Code that draws figures

-.-.-

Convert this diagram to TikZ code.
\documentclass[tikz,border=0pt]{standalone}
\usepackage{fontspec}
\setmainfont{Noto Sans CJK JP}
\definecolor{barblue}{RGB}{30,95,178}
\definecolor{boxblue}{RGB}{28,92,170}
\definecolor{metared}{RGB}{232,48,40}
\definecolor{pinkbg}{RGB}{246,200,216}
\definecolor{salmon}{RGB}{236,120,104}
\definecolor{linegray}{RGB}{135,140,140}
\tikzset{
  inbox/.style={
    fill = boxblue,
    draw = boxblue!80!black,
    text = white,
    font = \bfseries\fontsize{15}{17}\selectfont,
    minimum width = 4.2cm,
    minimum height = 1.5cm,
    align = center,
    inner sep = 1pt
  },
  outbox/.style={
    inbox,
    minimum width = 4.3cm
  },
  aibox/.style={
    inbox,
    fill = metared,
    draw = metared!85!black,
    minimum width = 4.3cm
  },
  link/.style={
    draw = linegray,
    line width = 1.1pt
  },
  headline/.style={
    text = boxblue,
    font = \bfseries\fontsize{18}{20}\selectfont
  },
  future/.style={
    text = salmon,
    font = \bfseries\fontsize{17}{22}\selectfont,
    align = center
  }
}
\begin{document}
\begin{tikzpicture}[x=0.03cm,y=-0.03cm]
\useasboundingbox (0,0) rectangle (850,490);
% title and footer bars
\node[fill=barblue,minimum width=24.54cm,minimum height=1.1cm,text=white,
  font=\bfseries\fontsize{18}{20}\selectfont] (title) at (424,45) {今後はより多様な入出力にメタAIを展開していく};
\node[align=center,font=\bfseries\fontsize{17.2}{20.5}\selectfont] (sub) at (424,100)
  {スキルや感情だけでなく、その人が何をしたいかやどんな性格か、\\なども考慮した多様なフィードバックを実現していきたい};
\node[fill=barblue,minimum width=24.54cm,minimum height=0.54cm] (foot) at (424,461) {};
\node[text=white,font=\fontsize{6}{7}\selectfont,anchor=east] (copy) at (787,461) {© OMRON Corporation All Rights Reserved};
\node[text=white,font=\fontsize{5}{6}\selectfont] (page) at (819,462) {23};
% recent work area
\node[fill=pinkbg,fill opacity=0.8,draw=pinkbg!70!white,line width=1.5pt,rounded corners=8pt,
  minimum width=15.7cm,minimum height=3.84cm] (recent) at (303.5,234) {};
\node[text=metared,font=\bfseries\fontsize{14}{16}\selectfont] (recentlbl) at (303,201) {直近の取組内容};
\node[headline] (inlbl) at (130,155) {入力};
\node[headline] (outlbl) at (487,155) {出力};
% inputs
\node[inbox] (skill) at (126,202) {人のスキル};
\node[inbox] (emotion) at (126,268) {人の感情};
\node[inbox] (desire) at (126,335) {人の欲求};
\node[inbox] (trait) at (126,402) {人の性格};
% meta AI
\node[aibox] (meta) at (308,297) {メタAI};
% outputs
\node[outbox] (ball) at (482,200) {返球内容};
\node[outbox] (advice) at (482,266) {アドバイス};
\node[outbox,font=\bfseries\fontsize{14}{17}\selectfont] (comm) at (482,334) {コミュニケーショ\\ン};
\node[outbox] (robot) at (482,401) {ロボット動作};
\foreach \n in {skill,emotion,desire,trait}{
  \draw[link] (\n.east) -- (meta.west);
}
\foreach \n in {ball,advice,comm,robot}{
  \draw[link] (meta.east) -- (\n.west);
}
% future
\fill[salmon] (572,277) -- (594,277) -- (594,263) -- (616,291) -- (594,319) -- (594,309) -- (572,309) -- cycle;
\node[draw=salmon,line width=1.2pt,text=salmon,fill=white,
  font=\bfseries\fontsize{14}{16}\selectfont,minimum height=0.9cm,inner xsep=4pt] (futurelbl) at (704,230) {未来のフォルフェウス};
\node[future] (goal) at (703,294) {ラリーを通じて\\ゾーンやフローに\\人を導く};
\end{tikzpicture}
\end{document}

-.-.-

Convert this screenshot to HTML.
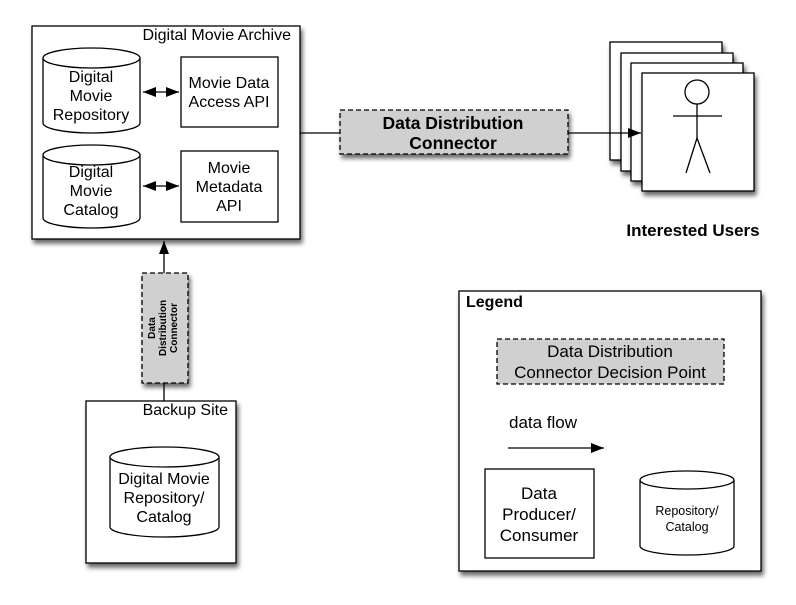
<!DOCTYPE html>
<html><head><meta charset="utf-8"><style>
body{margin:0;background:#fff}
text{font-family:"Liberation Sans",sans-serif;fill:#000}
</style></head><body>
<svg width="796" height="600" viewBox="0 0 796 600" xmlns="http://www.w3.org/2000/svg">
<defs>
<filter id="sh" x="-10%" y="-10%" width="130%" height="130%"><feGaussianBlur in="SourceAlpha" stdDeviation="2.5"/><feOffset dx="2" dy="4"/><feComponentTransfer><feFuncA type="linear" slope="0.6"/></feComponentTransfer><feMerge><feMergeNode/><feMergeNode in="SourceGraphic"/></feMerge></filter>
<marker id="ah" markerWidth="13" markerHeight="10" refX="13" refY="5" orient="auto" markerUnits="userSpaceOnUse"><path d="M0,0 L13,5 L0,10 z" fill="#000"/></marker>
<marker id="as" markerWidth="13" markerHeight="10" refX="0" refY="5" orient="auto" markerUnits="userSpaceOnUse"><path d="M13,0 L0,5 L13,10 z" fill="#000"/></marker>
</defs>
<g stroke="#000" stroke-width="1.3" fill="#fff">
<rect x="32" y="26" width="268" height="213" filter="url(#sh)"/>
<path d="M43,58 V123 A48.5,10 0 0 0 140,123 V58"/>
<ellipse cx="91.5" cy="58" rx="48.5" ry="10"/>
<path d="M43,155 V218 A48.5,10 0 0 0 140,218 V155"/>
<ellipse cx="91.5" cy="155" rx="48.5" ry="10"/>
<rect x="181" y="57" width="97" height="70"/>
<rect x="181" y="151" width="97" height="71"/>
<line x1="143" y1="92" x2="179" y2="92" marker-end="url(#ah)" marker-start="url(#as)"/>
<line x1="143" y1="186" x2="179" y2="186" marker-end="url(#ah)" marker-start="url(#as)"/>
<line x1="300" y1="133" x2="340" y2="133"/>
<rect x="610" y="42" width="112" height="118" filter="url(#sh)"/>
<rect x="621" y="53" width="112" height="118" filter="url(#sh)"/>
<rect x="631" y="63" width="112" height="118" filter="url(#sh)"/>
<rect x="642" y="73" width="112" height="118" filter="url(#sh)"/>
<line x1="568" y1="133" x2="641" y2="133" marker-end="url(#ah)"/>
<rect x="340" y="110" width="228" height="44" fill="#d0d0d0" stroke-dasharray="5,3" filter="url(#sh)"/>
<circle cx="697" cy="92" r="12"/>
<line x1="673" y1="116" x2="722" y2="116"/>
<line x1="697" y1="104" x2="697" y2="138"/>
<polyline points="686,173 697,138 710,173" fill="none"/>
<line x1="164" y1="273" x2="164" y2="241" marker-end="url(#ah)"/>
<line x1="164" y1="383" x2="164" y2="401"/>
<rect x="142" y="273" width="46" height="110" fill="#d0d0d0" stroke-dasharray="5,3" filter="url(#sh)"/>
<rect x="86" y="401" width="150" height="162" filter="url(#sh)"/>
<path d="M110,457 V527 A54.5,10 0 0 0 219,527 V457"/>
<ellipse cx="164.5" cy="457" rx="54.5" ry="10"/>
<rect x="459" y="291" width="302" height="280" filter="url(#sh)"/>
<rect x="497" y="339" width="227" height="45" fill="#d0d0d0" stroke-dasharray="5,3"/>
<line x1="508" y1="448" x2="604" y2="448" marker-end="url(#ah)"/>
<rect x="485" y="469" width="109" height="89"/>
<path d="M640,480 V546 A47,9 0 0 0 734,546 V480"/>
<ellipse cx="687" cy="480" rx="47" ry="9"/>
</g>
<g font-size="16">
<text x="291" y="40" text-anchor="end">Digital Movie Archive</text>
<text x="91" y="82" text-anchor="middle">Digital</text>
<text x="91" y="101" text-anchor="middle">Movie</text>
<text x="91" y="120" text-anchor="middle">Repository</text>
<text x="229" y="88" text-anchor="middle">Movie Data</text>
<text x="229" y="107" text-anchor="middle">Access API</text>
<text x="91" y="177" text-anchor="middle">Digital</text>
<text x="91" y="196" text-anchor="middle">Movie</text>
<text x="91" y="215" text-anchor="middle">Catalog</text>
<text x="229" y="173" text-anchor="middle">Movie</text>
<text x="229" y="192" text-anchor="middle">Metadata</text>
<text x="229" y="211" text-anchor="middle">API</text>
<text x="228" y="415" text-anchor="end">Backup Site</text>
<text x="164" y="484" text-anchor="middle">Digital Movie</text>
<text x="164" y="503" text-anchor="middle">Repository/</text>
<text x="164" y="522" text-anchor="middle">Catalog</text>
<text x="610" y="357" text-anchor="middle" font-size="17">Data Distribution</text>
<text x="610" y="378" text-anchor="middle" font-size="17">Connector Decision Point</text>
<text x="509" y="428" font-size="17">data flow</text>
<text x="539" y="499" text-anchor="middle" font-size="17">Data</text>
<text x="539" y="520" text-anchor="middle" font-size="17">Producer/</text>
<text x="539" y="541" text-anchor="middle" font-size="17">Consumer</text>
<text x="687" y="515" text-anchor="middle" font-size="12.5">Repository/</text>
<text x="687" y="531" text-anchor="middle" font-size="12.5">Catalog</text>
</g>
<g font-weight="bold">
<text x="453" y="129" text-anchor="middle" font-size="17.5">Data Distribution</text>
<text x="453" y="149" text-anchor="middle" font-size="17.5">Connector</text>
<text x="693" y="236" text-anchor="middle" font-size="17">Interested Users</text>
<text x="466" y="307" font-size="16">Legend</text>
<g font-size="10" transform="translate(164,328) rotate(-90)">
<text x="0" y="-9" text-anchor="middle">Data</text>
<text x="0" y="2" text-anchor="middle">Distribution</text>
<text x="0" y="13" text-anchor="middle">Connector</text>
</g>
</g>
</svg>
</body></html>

-.-.-

YOUR OBJECTIVE:
Pull out every line containing "this".

REPLY TO THE TASK:
Convert this diagram to TikZ code.
Convert this screenshot to HTML.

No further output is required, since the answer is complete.